Remember that FTP is a bit special -- it is the only major 
(widely deployed and used) application protocol we have that 
uses two TCP connections, one for a dialogue about what is to be 
done and one to actually move data.  That means it must have 
mechanisms for one or the other machine to tell the other one 
set up a data channel to port X on machine Y

We've also had a few IESG statements from time to time that have 
provide guidance/instructions to applications writers to get the 
explicit addresses out of the apps whenever possible.  As Keith 
notes, there is controversy as to whether that goal is 
realistic, at least given present our tools and identifier 
collection.

But, given those IESG statements, the character of  set up a 
data channel to port X on machine Y, and some of the edge cases 
for which it has been used, it would seem at least superficially 
sensible to be able to specify Y as a DNS name or other 
identifier or, as was pointed out to me in a private note, to be 
able to specify the X and Y combination with a URI of some sort. 
I've got no particular interest in prohibiting the use of an IP 
address in Y (others can fight that war, I hope somewhere far 
away, if they want to), only some interest in exploring whether 
it is rational to have capability for a name as an additional 
option.  I do, architecturally and aesthetically, have an 
interest in not having to introduce a new pair of FTP command 
verbs each time someone figures out a different way to talk 
about (or identify) a host.  And that interest is why I got 
concerned when I noticed that 2428 had no provision for a name, 
or expansion of the syntax to accept a name, DNS or otherwise.

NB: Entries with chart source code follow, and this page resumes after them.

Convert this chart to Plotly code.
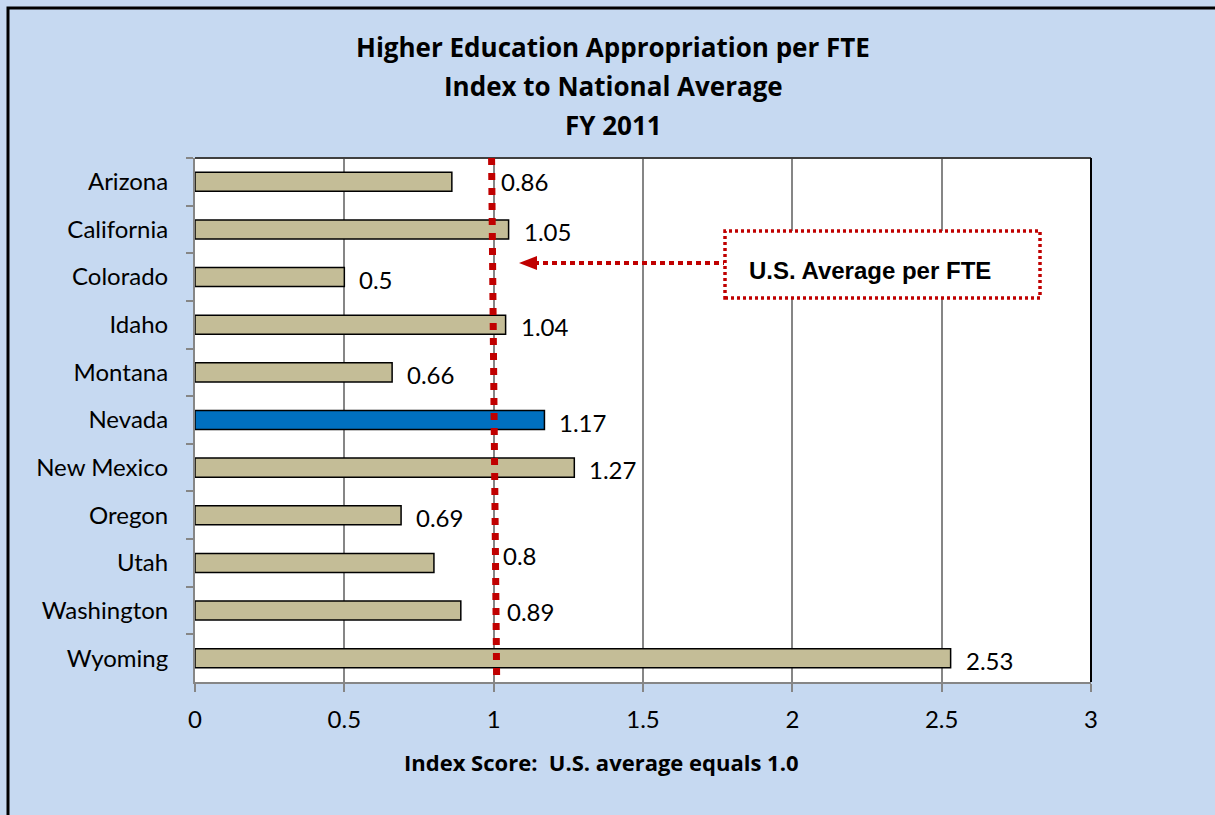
import plotly.graph_objects as go

# ---------------- data ----------------
states = ["Arizona", "California", "Colorado", "Idaho", "Montana", "Nevada",
          "New Mexico", "Oregon", "Utah", "Washington", "Wyoming"]
index_values = [0.86, 1.05, 0.5, 1.04, 0.66, 1.17, 1.27, 0.69, 0.8, 0.89, 2.53]
highlight_state = "Nevada"
x_tick_values = [0, 0.5, 1, 1.5, 2, 2.5, 3]
x_tick_labels = ["0", "0.5", "1", "1.5", "2", "2.5", "3"]
us_average = 1.0
title_lines = ["Higher Education Appropriation per FTE", "Index to National Average", "FY 2011"]
x_title = "Index Score:  U.S. average equals 1.0"
callout_text = "U.S. Average per FTE"

# ---------------- styles ----------------
BG = "#C6D9F1"
TAN = "#C4BD97"
BLUE = "#0070C0"
RED = "#C00000"
GRID = "#868686"
FONT = "Lato"
BOLD_FONT = "Open Sans"

W, H = 1215, 815
ML, MR, MT, MB = 195, 124, 158, 133
PW, PH = W - ML - MR, H - MT - MB
XMAX = 3.0


def px_x(px):   # pixel -> x data
    return (px - ML) / PW * XMAX


def px_xp(px):  # pixel -> x paper
    return (px - ML) / PW


def px_yp(py):  # pixel -> y paper
    return (H - MB - py) / PH


colors = [BLUE if s == highlight_state else TAN for s in states]

fig = go.Figure()
fig.add_trace(go.Bar(
    y=states, x=index_values, orientation="h",
    marker=dict(color=colors, line=dict(color="black", width=1.5)),
    width=0.4, hoverinfo="x+y", showlegend=False,
))

# data labels (with the manual nudges seen in the reference)
label_shift = {"Arizona": (47, 0), "Utah": (67, 7), "Washington": (44, -1)}
annotations = []
for s, v in zip(states, index_values):
    dx, dy = label_shift.get(s, (13, -2))
    annotations.append(dict(
        x=v, y=s, xref="x", yref="y", text=f"{v:g}", showarrow=False,
        xanchor="left", yanchor="middle", xshift=dx, yshift=dy,
        font=dict(family=FONT, size=24, color="black"),
    ))

# title lines
for i, t in enumerate(title_lines):
    annotations.append(dict(
        x=px_xp(613), y=px_yp(47 + 39 * i), xref="paper", yref="paper",
        text=f"<b>{t}</b>", showarrow=False, xanchor="center", yanchor="middle",
        font=dict(family=BOLD_FONT, size=26, color="black"),
    ))

# x axis title
annotations.append(dict(
    x=px_xp(601), y=px_yp(762), xref="paper", yref="paper",
    text=f"<b>{x_title}</b>", showarrow=False, xanchor="center", yanchor="middle",
    font=dict(family=BOLD_FONT, size=22, color="black"),
))

# callout text
annotations.append(dict(
    x=px_x(870), y=px_yp(270), xref="x", yref="paper",
    text=f"<b>{callout_text}</b>", showarrow=False, xanchor="center", yanchor="middle",
    font=dict(family="Liberation Sans, Arial", size=24, color="black"),
))

shapes = []
# outer chart border (left/top visible)
shapes.append(dict(type="rect", xref="paper", yref="paper",
                   x0=px_xp(8), x1=px_xp(1400), y0=px_yp(1000), y1=px_yp(8),
                   line=dict(color="black", width=3), fillcolor="rgba(0,0,0,0)", layer="below"))
# plot area top & right border
shapes.append(dict(type="line", xref="paper", yref="paper", x0=0, x1=1, y0=1, y1=1,
                   line=dict(color="#404040", width=2)))
shapes.append(dict(type="line", xref="paper", yref="paper", x0=1, x1=1, y0=0, y1=1,
                   line=dict(color="black", width=2)))
# US average dotted line
shapes.append(dict(type="line", xref="x", yref="paper",
                   x0=us_average - 0.007, x1=us_average + 0.01, y0=1.0, y1=0.008,
                   line=dict(color=RED, width=7, dash="7px,8px")))
# callout box
shapes.append(dict(type="rect", xref="x", yref="paper",
                   x0=px_x(725), x1=px_x(1040), y0=px_yp(298), y1=px_yp(231),
                   line=dict(color=RED, width=3.5, dash="3px,3px"), fillcolor="white"))
# arrow shaft
shapes.append(dict(type="line", xref="x", yref="paper",
                   x0=px_x(534), x1=px_x(724), y0=px_yp(263), y1=px_yp(263),
                   line=dict(color=RED, width=4, dash="5px,4px")))
# arrow head
tipx, basex = px_x(519), px_x(537)
yc, hh = px_yp(263), 7 / PH
shapes.append(dict(type="path", xref="x", yref="paper",
                   path=f"M {tipx} {yc} L {basex} {yc + hh} L {basex} {yc - hh} Z",
                   fillcolor=RED, line=dict(color=RED, width=0)))

fig.update_layout(
    width=W, height=H,
    margin=dict(l=ML, r=MR, t=MT, b=MB, pad=0),
    paper_bgcolor=BG, plot_bgcolor="white",
    font=dict(family=FONT, size=24, color="black"),
    annotations=annotations, shapes=shapes,
    bargap=0.6,
    xaxis=dict(
        range=[0, XMAX], tickvals=x_tick_values, ticktext=x_tick_labels,
        showgrid=True, gridcolor=GRID, gridwidth=1.5, zeroline=False,
        showline=True, linecolor=GRID, linewidth=2,
        ticks="outside", ticklen=8, tickcolor=GRID, tickwidth=2,
        tickfont=dict(family=FONT, size=24), ticklabelstandoff=7,
    ),
    yaxis=dict(
        categoryorder="array", categoryarray=states, autorange="reversed",
        showgrid=False, zeroline=False,
        showline=True, linecolor=GRID, linewidth=2,
        ticks="outside", tickson="boundaries", ticklen=7, tickcolor=GRID, tickwidth=2,
        tickfont=dict(family=FONT, size=24), ticklabelstandoff=20,
    ),
)

fig.write_html("out.html", config={"displayModeBar": False},
               post_script="document.body.style.margin='0px';")
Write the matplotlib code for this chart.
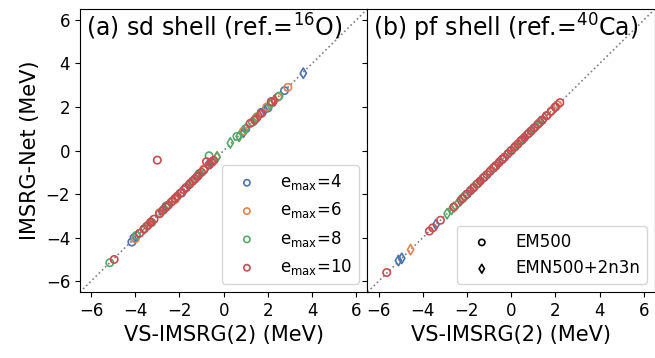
import matplotlib.pyplot as plt
import numpy as np

colors = ['#4C72B0', '#DD8452', '#55A868', '#C44E52']
emax_list = [4, 6, 8, 10]

# sd shell, EM500 (circles): x = VS-IMSRG(2), y = IMSRG-Net
sd_em_x = [
    [-4.15, -4.05, -3.3, -2.6, -1.9, -1.2, -0.5, 1.0, 1.7, 2.0, 2.75],
    [-4.0, -3.6, -2.9, -2.2, -1.5, -0.9, 0.9, 1.5, 1.95, 2.45, 2.9],
    [-5.15, -3.95, -3.25, -2.7, -1.7, -1.1, -0.66, 0.6, 1.3, 2.2, 2.5],
    [-4.95, -3.8, -3.6, -3.45, -3.3, -3.15, -3.0, -2.9, -2.75, -2.6, -2.5,
     -2.35, -2.2, -2.1, -1.95, -1.8, -1.7, -1.55, -1.4, -1.3, -1.15, -1.0,
     -0.9, -0.78, -0.65, -0.55, -0.45, 1.2, 1.4, 1.7, 2.15],
]
sd_em_y = [
    [-4.2, -4.0, -3.3, -2.55, -1.95, -1.2, -0.5, 1.0, 1.75, 1.95, 2.75],
    [-4.05, -3.6, -2.85, -2.25, -1.5, -0.85, 0.9, 1.55, 2.0, 2.45, 2.9],
    [-5.15, -3.9, -3.3, -2.7, -1.7, -1.05, -0.24, 0.65, 1.3, 2.2, 2.5],
    [-5.0, -3.8, -3.6, -3.45, -3.3, -3.15, -0.44, -2.9, -2.75, -2.6, -2.5,
     -2.35, -2.2, -2.1, -1.95, -1.8, -1.7, -1.55, -1.4, -1.3, -1.15, -1.0,
     -0.9, -0.51, -0.65, -0.55, -0.45, 1.25, 1.4, 1.7, 2.25],
]
# sd shell, EMN500+2n3n (diamonds)
sd_emn_x = [
    [-3.9, -2.8, -1.6, -0.7, 0.9, 1.85, 3.6],
    [-3.4, -2.4, -1.3, -0.3, 1.4, 2.3],
    [-3.6, -2.5, -1.5, -0.3, 0.3, 0.7, 1.0, 1.45, 2.1],
    [-3.3, -2.1, -1.2, -0.6, 1.6, 2.3],
]
sd_emn_y = [
    [-3.9, -2.8, -1.6, -0.65, 0.85, 1.85, 3.55],
    [-3.4, -2.4, -1.3, -0.3, 1.4, 2.3],
    [-3.6, -2.5, -1.5, -0.3, 0.35, 0.65, 1.0, 1.45, 2.1],
    [-3.3, -2.1, -1.2, -0.6, 1.6, 2.3],
]

# pf shell, EM500 (circles)
pf_em_x = [
    [-2.0, -1.2, -0.4, 0.5, 1.3, 2.0],
    [-1.7, -0.8, 0.2, 0.9, 1.6, 2.1],
    [-2.1, -1.5, -0.7, 0.0, 0.8, 1.4],
    [-5.63, -3.7, -3.55, -3.2, -2.6, -2.2, -2.0, -1.85, -1.7, -1.55, -1.4,
     -1.25, -1.1, -0.95, -0.8, -0.7, -0.55, -0.4, -0.3, -0.15, 0.0, 0.15,
     0.3, 0.45, 0.6, 0.75, 0.9, 1.05, 1.2, 1.4, 1.6, 1.8, 2.0, 2.2],
]
pf_em_y = [
    [-2.0, -1.2, -0.4, 0.5, 1.3, 2.0],
    [-1.7, -0.8, 0.2, 0.9, 1.6, 2.1],
    [-2.1, -1.5, -0.7, 0.0, 0.8, 1.4],
    [-5.6, -3.7, -3.55, -3.2, -2.6, -2.2, -2.0, -1.85, -1.7, -1.55, -1.4,
     -1.25, -1.1, -0.95, -0.8, -0.7, -0.55, -0.4, -0.3, -0.15, 0.0, 0.15,
     0.3, 0.45, 0.6, 0.75, 0.9, 1.05, 1.2, 1.4, 1.6, 1.8, 2.0, 2.2],
]
# pf shell, EMN500+2n3n (diamonds)
pf_emn_x = [
    [-5.1, -4.95, -3.4, -1.9, -0.6, 1.1, 2.0],
    [-4.55, -2.6, -1.0, 0.3, 1.2, 1.8],
    [-2.9, -2.7, -2.4, -2.2, -1.7, -1.0, -0.2, 0.1, 0.4, 0.9, 1.3],
    [-2.3, -1.4, -0.6, 0.6, 1.5],
]
pf_emn_y = [
    [-5.05, -4.95, -3.4, -1.9, -0.6, 1.1, 2.0],
    [-4.55, -2.6, -1.0, 0.3, 1.2, 1.8],
    [-2.9, -2.7, -2.4, -2.2, -1.7, -1.0, -0.2, 0.1, 0.4, 0.9, 1.3],
    [-2.3, -1.4, -0.6, 0.6, 1.5],
]

fig, axes = plt.subplots(1, 2, sharey=True, figsize=(6.55, 3.58), dpi=100)
plt.subplots_adjust(left=0.122, right=1.0, bottom=0.184, top=0.975, wspace=0)

panels = [
    (axes[0], sd_em_x, sd_em_y, sd_emn_x, sd_emn_y, '(a) sd shell (ref.=$^{16}$O)'),
    (axes[1], pf_em_x, pf_em_y, pf_emn_x, pf_emn_y, '(b) pf shell (ref.=$^{40}$Ca)'),
]

msize = 28
for ax, ex, ey, nx, ny, title in panels:
    ax.plot([-6.5, 6.5], [-6.5, 6.5], ':', color='gray', lw=1.2, zorder=1)
    for i in range(4):
        ax.scatter(ex[i], ey[i], s=msize, marker='o', facecolors='none',
                   edgecolors=colors[i], linewidths=1.2, zorder=2,
                   label='e$_{\\rm max}$=%d' % emax_list[i])
        ax.scatter(nx[i], ny[i], s=msize, marker='d', facecolors='none',
                   edgecolors=colors[i], linewidths=1.2, zorder=2)
    ax.set_xlim(-6.5, 6.5)
    ax.set_ylim(-6.5, 6.5)
    ax.set_xticks([-6, -4, -2, 0, 2, 4, 6])
    ax.set_yticks([-6, -4, -2, 0, 2, 4, 6])
    ax.tick_params(labelsize=12)
    ax.set_xlabel('VS-IMSRG(2) (MeV)', fontsize=15)
    ax.text(0.02, 0.99, title, transform=ax.transAxes, fontsize=17,
            va='top', ha='left')

axes[0].set_ylabel('IMSRG-Net (MeV)', fontsize=15)
axes[0].legend(loc='lower right', fontsize=12, markerscale=0.85,
               handlelength=2.2, handletextpad=0.9)

h1 = axes[1].scatter([], [], s=msize, marker='o', facecolors='none',
                     edgecolors='k', linewidths=1.2, label='EM500')
h2 = axes[1].scatter([], [], s=msize, marker='d', facecolors='none',
                     edgecolors='k', linewidths=1.2, label='EMN500+2n3n')
axes[1].legend(handles=[h1, h2], loc='lower right', fontsize=12,
               markerscale=0.85, handlelength=2.2, handletextpad=0.9)

plt.savefig('out.png', dpi=100)
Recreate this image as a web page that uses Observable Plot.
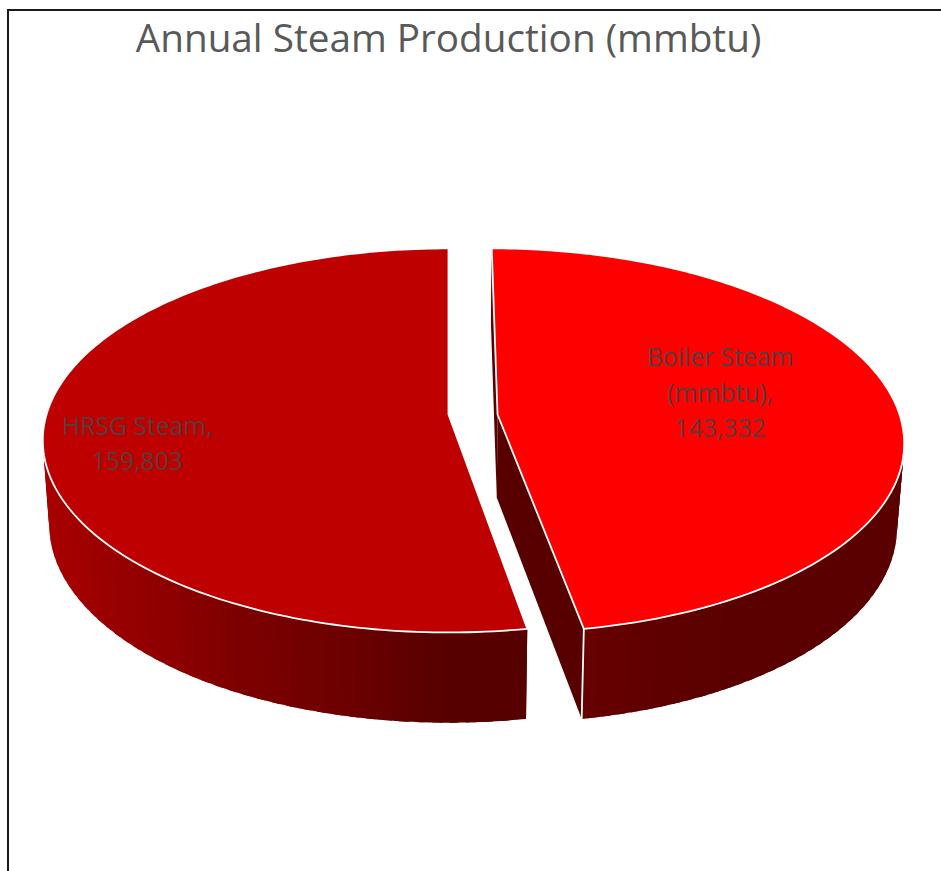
<!DOCTYPE html>
<html>
<head>
<meta charset="utf-8">
<script src="https://cdn.jsdelivr.net/npm/d3@7"></script>
<script src="https://cdn.jsdelivr.net/npm/@observablehq/plot@0.6"></script>
<style>
  html, body { margin: 0; padding: 0; background: #fff; }
  #chart { position: absolute; left: 0; top: 0; }
  #chart svg { display: block; background: transparent; }
  #frame { position: absolute; left: 7px; top: 9px; right: 0; bottom: 0; border-left: 2px solid #1a1a1a; border-top: 2px solid #1a1a1a; pointer-events: none; }
</style>
</head>
<body>
<div id="chart"></div>
<div id="frame"></div>
<script>
// Annual steam production by source
const chartTitle = "Annual Steam Production (mmbtu)";
const sources = ["Boiler Steam (mmbtu)", "HRSG Steam"];
const production = [143332, 159803];
const topColors = ["#ff0000", "#be0000"];
const rimShades = [["#680000", "#5c0000", "#5a0000", "#5a0000"], ["#a80000", "#920000", "#7c0000", "#6c0000", "#560000"]];
const cutShade = "#580000";

// Perspective of the tilted disc, in units of the pie radius
const squash = 0.469, recede = 0.135, pull = [0.122, 0];
const thickness = 0.2065, flare = 0.033, taper = 0.984;
const facets = 90;

const total = d3.sum(production);
const turns = d3.cumsum(production).map((v) => (v / total) * 2 * Math.PI);
const slices = sources.map((name, i) => ({
  name, value: production[i], index: i,
  a0: i ? turns[i - 1] : 0, a1: turns[i], offset: pull[i]
}));

// Project a disc point at polar angle a (clockwise from the back) and radius r
function upper(s, a, r = 1) {
  const w = 1 + recede * r * Math.cos(a);
  return {x: (s.offset + r * Math.sin(a)) / w, y: (-squash * r * Math.cos(a)) / w};
}
function lower(p) {
  return {x: p.x * taper, y: p.y + thickness + flare * p.y};
}
const arc = (s, n = 180) => d3.range(n + 1).map((k) => s.a0 + ((s.a1 - s.a0) * k) / n);

// Polygons for every face, listed back to front
const cutFaces = slices.flatMap((s) => [s.a0, s.a1].map((a, j) => {
  const apex = upper(s, 0, 0), rim = upper(s, a);
  return [apex, rim, lower(rim), lower(apex)].map((p) => ({...p, id: `cut-${s.index}-${j}`, fill: cutShade}));
}));

// The outer wall is a run of overlapping facets, each one flat-shaded by its position
const rimFaces = slices.flatMap((s) => {
  const shade = d3.piecewise(d3.interpolateRgb, rimShades[s.index]);
  const xs = arc(s).map((a) => upper(s, a).x);
  const cornerX = upper(s, s.a1).x;
  const [x0, x1] = s.index === 0 ? [cornerX, d3.max(xs)] : [d3.min(xs), cornerX];
  return d3.range(facets).map((k) => {
    const step = (s.a1 - s.a0) / facets;
    const b0 = s.a0 + step * k;
    const b1 = Math.min(s.a1, b0 + step * 1.6);
    const edge = d3.range(7).map((q) => upper(s, b0 + ((b1 - b0) * q) / 6));
    const t = Math.max(0, Math.min(1, (upper(s, b0 + step / 2).x - x0) / (x1 - x0)));
    const fill = d3.color(shade(t)).formatHex();
    return [...edge, ...edge.slice().reverse().map(lower)].map((p) => ({...p, id: `rim-${s.index}-${k}`, fill}));
  });
});
const topFaces = slices.map((s) => [upper(s, 0, 0), ...arc(s).map((a) => upper(s, a))]
  .map((p) => ({...p, id: `top-${s.index}`, fill: topColors[s.index]})));
const cornerRim = upper(slices[0], slices[0].a1);
const corner = [cornerRim, lower(cornerRim)];

// Data labels sit on each slice's bisector
const labelFor = (s, r) => {
  const at = upper(s, (s.a0 + s.a1) / 2, r);
  const text = `${s.name},\n${d3.format(",")(s.value)}`.replace(" (", "\n(");
  return {...at, text};
};
const labelStyle = {x: "x", y: "y", text: "text", fill: "#5a3c3c", fontSize: 24.7, lineHeight: 1.44, fontFamily: "'Open Sans', sans-serif"};

const plot = Plot.plot({
  width: 941, height: 871,
  margin: 0,
  x: {domain: [-448 / 402, 493 / 402], range: [0, 941], axis: null},
  y: {domain: [-414 / 402, 457 / 402], range: [0, 871], axis: null},
  marks: [
    Plot.line(cutFaces.flat(), {x: "x", y: "y", z: "id", fill: "fill", stroke: null, curve: "linear-closed"}),
    Plot.line(rimFaces.flat(), {x: "x", y: "y", z: "id", fill: "fill", stroke: null, curve: "linear-closed"}),
    Plot.line(topFaces.flat(), {x: "x", y: "y", z: "id", fill: "fill", stroke: "#fff", strokeWidth: 1.8, strokeLinejoin: "round", curve: "linear-closed"}),
    Plot.line(corner, {x: "x", y: "y", stroke: "#fff", strokeWidth: 1.8}),
    Plot.text([labelFor(slices[0], 0.56)], {...labelStyle, dy: -15}),
    Plot.text([labelFor(slices[1], 0.77)], {...labelStyle, dy: 14}),
    Plot.text([chartTitle], {x: () => 0, frameAnchor: "top", dy: 24, text: (d) => d, fill: "#595959", fontSize: 38.7, fontFamily: "'Open Sans', sans-serif"})
  ]
});
document.getElementById("chart").append(plot);
</script>
</body>
</html>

If I understood you correctly:

The way it works today is:
- You pass a name to the app.
- The app looks up the name and maps an address to it.
- The app opens a TCP connection to the address.
yes.

Is what you are proposing:
- You pass a name to the app.
- The app opens a TCP connection to the name.
- The TCP layer manages the mapping.
-or-

- You pass a name to the app.
- The app opens a connects the session layer by name.
- The session layer maps an address to the name and opens a TCP
connection to the address.
Both of those alternatives go down the Stable, non-DNS, 
identifier that Keith and others are concerned about.   For the 
purpose of this discussion/ question, I'm not -- I am purely 
worried about how to handle this unusual situation with FTP. 
Coming back to your first scenario, we have

- You pass a name to the app.
- The app looks up the name and maps an address to it.
- The app opens a TCP connection to the address, establishing 
the command channel
- Either the app or the host at the remote end of the connection 
obtains a name or address, somehow.  In the most common case, it 
will be its own target, so it makes sense for it to obtain its 
own address (or the address of the adapter from which the TCP 
connection was opened), but there are some other cases.
- It passes that address or name to the remote host, along with 
a port number.
- If it passes a name, the remote host looks up the name, maps 
an address to it, and opens a TCP connection to it, establishing 
the data channel.

  john





Re: Persistent applications-level identifiers, the DNS, and RFC 2428

2003-10-01 Thread Masataka Ohta
John;

 I just had occasion to look again at RFC 2428, FTP Extensions 
 for IPv6 and NATs,

 Please consider this a fairly narrow question.

I'm afraid that your question is still too broad.

Are you asking the question for IPv6 or for NATs?

Masataka Ohta



Re: Persistent applications-level identifiers, the DNS, and RFC 2428

2003-10-01 Thread John C Klensin


--On Thursday, 02 October, 2003 09:55 +0859 Masataka Ohta 
[EMAIL PROTECTED] wrote:

John;

I just had occasion to look again at RFC 2428, FTP
Extensions  for IPv6 and NATs,

Please consider this a fairly narrow question.
I'm afraid that your question is still too broad.

Are you asking the question for IPv6 or for NATs?
I am asking the question about FTP, about a piece of syntax in 
the protocol, and about the options that syntax permits.  If the 
addresses and address references that syntax nor permits are 
suitable for a particular situation, then one should use them. 
I am asking only about why we haven't structured that syntax so 
that use of a DNS name --or some other sort of name if/when it 
can be defined-- is possible if it turns out to be appropriate.